Rawlings also informed the public that governance of the park will be private. I don’t remember anybody getting a chance to vote on that. And it seems the private group to run the park already has been chosen – the Trinity Trust, which is already changing its name to Trinity Park Conservancy to prepare for its new role. (Shouldn’t it be Harold Simmons Conservancy? Maybe later.) 

At their press conference they didn’t even mention the roaring smoke-and-oil-spilling freeway that the old town fathers still badly want to build cheek-by-jowl with the park along the river. Not even mentioning the freeway is downright chilling.

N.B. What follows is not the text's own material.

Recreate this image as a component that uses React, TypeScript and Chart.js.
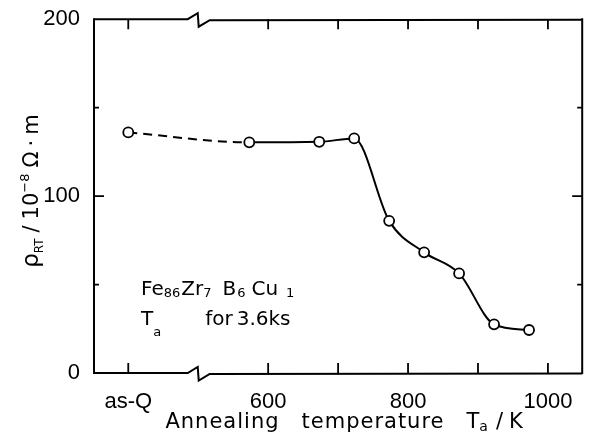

You can’t not mention a freeway. Freeways are big. Not even mentioning it means they have a plan for the freeway, but they won’t tell us what it is, which does not bode well at all for private management of the park.

The most amazing thing we could do for the park would be planning and designing, thinking and working so hard and so well that the park winds up looking as if we had done nothing at all. And then we can sit back and wait for the wonderful shape-shifters to arrive. Who could make that up?